Supplied records
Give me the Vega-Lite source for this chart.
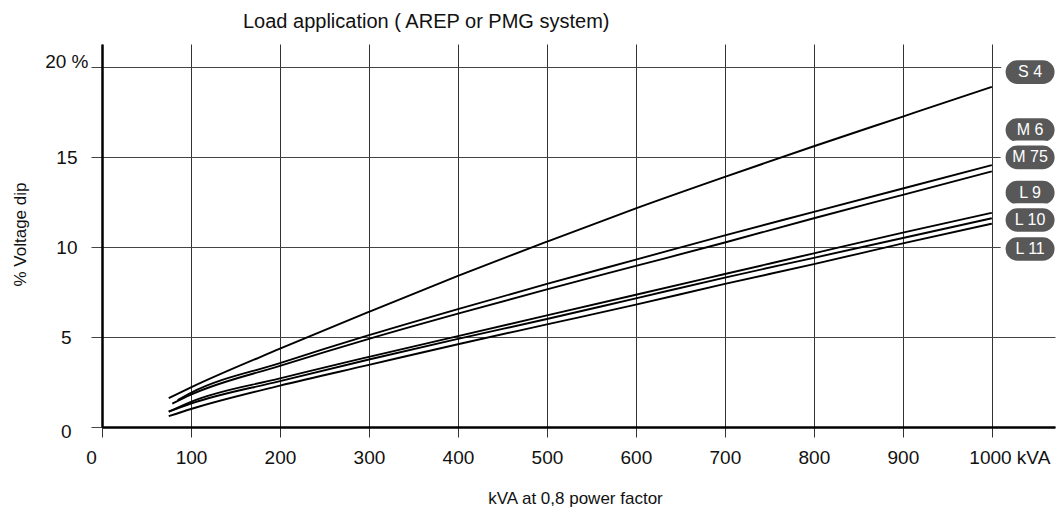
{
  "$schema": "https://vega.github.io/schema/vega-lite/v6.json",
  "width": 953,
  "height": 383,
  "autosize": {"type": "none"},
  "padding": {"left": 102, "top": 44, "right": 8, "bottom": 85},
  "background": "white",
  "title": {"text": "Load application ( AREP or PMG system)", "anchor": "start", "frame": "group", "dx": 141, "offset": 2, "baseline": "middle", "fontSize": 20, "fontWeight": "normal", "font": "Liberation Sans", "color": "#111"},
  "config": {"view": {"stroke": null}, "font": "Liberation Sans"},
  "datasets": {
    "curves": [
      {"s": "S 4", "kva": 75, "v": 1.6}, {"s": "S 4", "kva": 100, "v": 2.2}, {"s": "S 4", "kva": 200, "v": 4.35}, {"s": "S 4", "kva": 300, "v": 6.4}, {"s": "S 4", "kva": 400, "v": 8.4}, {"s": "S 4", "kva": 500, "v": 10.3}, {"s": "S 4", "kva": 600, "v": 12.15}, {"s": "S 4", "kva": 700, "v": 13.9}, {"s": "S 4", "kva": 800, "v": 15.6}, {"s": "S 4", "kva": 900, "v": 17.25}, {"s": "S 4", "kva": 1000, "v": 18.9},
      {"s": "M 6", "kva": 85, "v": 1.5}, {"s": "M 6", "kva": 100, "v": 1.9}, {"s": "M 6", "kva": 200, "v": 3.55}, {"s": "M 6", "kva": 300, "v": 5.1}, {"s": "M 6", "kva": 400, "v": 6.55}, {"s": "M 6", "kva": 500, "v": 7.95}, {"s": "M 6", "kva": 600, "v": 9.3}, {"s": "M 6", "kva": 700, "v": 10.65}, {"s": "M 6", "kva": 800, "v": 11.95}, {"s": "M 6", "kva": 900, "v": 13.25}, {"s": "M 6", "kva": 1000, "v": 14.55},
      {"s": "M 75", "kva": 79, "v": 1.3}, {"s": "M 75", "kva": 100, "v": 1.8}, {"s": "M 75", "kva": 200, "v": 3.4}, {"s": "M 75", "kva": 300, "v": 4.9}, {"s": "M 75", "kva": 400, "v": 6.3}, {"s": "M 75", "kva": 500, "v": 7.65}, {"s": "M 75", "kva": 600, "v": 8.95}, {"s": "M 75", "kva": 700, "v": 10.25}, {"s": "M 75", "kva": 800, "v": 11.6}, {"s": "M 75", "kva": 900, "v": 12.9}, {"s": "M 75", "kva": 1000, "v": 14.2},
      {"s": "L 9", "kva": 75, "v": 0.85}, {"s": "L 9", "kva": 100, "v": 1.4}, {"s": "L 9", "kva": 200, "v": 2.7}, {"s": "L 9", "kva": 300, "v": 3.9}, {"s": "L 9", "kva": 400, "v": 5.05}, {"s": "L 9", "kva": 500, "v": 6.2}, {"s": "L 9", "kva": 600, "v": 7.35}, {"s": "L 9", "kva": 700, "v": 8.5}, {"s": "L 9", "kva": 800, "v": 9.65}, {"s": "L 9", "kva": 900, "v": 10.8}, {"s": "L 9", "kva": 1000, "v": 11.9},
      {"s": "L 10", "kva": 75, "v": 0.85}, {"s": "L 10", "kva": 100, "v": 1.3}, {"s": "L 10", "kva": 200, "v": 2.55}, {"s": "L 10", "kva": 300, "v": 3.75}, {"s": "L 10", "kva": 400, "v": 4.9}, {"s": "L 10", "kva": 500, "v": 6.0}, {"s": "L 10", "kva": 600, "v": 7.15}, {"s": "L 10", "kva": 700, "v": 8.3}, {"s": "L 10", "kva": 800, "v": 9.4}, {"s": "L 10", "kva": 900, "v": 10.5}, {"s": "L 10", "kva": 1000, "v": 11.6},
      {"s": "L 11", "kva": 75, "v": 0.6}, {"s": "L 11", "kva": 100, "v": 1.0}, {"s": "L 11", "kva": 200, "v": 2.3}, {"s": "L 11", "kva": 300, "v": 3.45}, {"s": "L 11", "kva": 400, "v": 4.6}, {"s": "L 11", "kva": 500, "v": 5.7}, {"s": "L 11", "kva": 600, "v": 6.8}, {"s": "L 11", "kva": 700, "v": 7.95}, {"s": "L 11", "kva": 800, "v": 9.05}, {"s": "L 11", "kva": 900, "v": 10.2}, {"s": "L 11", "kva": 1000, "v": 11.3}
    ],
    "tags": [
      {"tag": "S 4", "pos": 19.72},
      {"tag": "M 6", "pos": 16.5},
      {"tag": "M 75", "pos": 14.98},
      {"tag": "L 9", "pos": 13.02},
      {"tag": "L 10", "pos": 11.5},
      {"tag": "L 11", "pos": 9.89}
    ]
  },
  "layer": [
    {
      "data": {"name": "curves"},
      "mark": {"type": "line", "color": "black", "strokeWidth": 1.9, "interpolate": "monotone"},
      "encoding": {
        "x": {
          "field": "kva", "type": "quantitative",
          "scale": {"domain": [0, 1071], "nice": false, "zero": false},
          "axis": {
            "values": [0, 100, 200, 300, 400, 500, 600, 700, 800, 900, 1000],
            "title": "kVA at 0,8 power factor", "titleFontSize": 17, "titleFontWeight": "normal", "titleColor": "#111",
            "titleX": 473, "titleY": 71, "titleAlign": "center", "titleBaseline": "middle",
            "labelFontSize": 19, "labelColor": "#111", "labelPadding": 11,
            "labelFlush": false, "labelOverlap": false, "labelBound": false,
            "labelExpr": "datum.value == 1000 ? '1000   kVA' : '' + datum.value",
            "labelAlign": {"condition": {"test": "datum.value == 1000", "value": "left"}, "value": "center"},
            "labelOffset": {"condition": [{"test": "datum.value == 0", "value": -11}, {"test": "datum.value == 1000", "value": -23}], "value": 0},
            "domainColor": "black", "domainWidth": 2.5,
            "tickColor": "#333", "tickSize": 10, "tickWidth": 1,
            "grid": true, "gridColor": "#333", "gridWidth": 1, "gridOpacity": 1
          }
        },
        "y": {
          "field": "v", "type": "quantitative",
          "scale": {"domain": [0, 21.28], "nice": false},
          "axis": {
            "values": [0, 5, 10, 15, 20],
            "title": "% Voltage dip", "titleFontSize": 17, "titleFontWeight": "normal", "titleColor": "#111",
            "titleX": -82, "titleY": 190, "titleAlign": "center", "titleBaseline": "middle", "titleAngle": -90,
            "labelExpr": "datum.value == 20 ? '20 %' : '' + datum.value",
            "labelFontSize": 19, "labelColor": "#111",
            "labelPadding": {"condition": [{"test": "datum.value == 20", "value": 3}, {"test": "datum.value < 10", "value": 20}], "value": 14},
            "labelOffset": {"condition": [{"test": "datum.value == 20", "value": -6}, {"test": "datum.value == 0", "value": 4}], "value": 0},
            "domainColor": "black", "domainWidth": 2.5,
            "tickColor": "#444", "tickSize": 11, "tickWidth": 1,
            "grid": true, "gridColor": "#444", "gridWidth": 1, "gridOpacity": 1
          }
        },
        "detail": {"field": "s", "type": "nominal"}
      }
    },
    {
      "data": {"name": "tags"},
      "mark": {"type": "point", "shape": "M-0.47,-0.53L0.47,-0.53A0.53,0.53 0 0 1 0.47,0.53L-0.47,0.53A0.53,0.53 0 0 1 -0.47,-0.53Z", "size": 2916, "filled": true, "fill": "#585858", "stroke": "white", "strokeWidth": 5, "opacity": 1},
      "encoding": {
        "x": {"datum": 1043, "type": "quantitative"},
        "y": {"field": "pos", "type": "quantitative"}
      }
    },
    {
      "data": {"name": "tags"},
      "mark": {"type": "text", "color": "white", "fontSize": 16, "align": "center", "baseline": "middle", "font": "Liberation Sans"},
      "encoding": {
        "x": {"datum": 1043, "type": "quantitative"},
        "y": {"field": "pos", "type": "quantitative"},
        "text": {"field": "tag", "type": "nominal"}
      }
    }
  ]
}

* * *

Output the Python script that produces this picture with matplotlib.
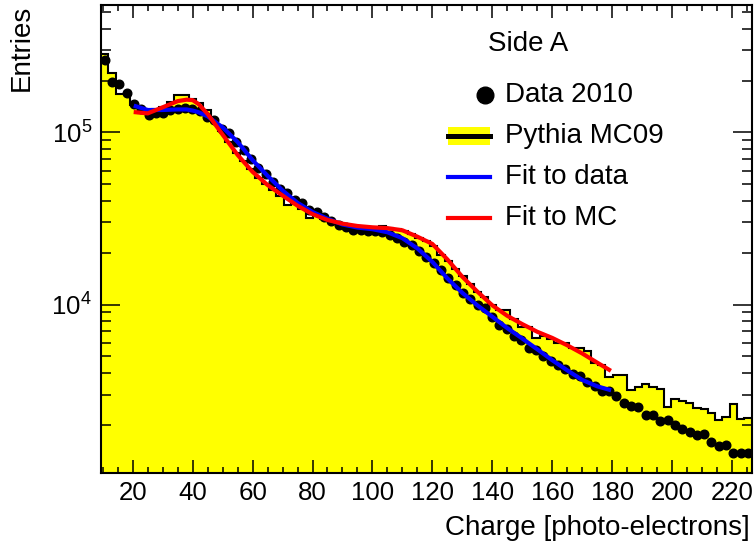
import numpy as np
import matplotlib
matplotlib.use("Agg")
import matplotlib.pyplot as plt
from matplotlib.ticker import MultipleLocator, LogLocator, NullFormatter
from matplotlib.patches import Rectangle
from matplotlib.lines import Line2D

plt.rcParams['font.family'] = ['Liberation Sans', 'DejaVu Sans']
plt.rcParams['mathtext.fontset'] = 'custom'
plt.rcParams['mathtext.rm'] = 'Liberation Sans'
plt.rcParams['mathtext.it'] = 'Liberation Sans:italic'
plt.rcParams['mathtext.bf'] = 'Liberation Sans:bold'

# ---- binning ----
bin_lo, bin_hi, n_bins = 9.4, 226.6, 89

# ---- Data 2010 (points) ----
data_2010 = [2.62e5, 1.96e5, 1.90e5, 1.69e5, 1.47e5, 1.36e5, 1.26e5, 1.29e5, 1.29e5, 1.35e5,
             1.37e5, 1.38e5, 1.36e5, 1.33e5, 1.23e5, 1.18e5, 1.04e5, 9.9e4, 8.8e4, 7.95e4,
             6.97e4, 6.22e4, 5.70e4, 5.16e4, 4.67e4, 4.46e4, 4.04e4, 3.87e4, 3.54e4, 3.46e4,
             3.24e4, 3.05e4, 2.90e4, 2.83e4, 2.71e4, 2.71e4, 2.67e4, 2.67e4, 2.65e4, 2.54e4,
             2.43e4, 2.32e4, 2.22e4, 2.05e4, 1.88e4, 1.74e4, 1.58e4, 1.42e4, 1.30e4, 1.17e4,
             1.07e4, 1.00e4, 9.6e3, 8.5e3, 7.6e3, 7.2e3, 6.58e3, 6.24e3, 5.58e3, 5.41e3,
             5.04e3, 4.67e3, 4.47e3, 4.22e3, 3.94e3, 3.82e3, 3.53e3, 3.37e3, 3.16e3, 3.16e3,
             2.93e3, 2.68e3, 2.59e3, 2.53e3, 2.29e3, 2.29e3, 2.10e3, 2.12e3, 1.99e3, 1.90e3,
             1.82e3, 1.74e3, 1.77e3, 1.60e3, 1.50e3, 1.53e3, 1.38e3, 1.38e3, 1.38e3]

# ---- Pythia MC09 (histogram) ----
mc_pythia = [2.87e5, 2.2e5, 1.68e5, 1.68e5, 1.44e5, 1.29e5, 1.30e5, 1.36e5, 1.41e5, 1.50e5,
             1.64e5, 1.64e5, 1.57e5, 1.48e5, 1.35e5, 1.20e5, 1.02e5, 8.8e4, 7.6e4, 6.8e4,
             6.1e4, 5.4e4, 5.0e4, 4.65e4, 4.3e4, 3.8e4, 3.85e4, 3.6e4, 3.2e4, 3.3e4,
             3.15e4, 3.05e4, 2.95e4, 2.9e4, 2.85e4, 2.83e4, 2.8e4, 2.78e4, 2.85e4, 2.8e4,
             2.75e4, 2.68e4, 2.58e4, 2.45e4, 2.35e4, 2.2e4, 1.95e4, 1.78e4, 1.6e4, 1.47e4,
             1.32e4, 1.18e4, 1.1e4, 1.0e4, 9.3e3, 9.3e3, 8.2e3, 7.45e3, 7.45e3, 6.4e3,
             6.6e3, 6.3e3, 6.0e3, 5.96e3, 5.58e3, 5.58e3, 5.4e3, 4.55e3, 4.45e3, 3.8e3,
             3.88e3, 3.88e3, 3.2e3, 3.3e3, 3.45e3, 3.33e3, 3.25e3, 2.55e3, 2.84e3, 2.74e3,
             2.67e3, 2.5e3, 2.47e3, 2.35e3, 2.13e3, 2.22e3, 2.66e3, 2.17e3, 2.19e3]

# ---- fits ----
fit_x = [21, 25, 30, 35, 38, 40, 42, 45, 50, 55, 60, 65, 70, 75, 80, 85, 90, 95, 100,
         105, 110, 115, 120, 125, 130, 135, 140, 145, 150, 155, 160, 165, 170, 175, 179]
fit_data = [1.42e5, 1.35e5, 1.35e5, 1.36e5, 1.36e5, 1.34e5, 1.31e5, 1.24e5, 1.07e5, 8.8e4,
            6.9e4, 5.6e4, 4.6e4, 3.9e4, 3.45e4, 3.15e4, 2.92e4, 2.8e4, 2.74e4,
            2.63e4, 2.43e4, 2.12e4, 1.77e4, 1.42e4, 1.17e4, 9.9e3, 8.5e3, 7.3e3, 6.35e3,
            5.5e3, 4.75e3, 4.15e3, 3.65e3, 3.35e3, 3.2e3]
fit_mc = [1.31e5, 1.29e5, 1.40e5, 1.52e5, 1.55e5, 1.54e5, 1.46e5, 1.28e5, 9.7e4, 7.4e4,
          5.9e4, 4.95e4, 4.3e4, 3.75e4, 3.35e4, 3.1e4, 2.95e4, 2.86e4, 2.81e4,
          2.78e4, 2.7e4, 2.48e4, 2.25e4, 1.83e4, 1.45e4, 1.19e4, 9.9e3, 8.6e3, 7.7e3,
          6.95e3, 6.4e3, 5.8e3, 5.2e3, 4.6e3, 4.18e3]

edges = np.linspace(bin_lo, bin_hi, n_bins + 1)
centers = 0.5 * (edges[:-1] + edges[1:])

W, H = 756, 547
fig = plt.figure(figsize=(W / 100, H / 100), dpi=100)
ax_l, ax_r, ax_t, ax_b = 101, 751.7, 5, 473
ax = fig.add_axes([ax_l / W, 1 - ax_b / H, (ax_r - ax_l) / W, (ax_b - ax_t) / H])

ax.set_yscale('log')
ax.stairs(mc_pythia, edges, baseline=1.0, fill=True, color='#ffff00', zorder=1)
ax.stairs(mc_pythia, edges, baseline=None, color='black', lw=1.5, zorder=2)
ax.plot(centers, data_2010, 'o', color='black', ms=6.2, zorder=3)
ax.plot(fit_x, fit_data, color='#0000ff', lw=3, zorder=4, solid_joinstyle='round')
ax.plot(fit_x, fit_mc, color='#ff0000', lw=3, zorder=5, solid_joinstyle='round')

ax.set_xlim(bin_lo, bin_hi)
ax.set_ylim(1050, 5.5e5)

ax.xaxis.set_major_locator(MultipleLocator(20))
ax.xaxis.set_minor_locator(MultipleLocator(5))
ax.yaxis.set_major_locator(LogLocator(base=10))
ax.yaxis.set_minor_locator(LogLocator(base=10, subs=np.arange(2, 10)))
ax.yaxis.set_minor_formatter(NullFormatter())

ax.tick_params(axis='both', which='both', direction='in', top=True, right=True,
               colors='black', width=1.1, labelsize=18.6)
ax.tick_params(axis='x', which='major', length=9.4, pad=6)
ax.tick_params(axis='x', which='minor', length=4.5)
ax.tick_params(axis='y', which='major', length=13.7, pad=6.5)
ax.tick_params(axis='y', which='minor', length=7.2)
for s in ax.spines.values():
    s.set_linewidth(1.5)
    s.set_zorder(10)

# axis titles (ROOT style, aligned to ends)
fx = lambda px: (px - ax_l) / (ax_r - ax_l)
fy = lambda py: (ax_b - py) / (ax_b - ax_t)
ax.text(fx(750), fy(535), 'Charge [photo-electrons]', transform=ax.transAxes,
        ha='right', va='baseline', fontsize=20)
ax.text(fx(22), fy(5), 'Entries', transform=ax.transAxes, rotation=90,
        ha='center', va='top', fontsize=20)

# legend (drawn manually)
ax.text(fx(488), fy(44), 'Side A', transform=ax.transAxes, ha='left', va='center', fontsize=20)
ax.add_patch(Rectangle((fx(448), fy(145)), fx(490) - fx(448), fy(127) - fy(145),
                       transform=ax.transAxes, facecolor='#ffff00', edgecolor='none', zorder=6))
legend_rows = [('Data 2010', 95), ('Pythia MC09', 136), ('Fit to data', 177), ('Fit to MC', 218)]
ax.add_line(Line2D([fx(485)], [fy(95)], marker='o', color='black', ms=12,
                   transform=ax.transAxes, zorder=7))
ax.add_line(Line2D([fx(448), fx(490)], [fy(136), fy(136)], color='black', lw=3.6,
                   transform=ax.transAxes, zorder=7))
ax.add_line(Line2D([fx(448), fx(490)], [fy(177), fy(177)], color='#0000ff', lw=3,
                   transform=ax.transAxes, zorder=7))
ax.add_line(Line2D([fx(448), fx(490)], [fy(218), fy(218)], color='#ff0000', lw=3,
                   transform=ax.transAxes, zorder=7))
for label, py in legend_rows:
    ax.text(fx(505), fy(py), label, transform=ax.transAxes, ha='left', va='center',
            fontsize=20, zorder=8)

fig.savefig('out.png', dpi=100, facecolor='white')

Written instruction
Repeat exactly, and only, the lines from the one containing "Output the Python" through the one containing "1.38e3, 1.38e3, 1.38e3]", both included, without the pictures.

Task solution
Output the Python script that produces this picture with matplotlib.
import numpy as np
import matplotlib
matplotlib.use("Agg")
import matplotlib.pyplot as plt
from matplotlib.ticker import MultipleLocator, LogLocator, NullFormatter
from matplotlib.patches import Rectangle
from matplotlib.lines import Line2D

plt.rcParams['font.family'] = ['Liberation Sans', 'DejaVu Sans']
plt.rcParams['mathtext.fontset'] = 'custom'
plt.rcParams['mathtext.rm'] = 'Liberation Sans'
plt.rcParams['mathtext.it'] = 'Liberation Sans:italic'
plt.rcParams['mathtext.bf'] = 'Liberation Sans:bold'

# ---- binning ----
bin_lo, bin_hi, n_bins = 9.4, 226.6, 89

# ---- Data 2010 (points) ----
data_2010 = [2.62e5, 1.96e5, 1.90e5, 1.69e5, 1.47e5, 1.36e5, 1.26e5, 1.29e5, 1.29e5, 1.35e5,
             1.37e5, 1.38e5, 1.36e5, 1.33e5, 1.23e5, 1.18e5, 1.04e5, 9.9e4, 8.8e4, 7.95e4,
             6.97e4, 6.22e4, 5.70e4, 5.16e4, 4.67e4, 4.46e4, 4.04e4, 3.87e4, 3.54e4, 3.46e4,
             3.24e4, 3.05e4, 2.90e4, 2.83e4, 2.71e4, 2.71e4, 2.67e4, 2.67e4, 2.65e4, 2.54e4,
             2.43e4, 2.32e4, 2.22e4, 2.05e4, 1.88e4, 1.74e4, 1.58e4, 1.42e4, 1.30e4, 1.17e4,
             1.07e4, 1.00e4, 9.6e3, 8.5e3, 7.6e3, 7.2e3, 6.58e3, 6.24e3, 5.58e3, 5.41e3,
             5.04e3, 4.67e3, 4.47e3, 4.22e3, 3.94e3, 3.82e3, 3.53e3, 3.37e3, 3.16e3, 3.16e3,
             2.93e3, 2.68e3, 2.59e3, 2.53e3, 2.29e3, 2.29e3, 2.10e3, 2.12e3, 1.99e3, 1.90e3,
             1.82e3, 1.74e3, 1.77e3, 1.60e3, 1.50e3, 1.53e3, 1.38e3, 1.38e3, 1.38e3]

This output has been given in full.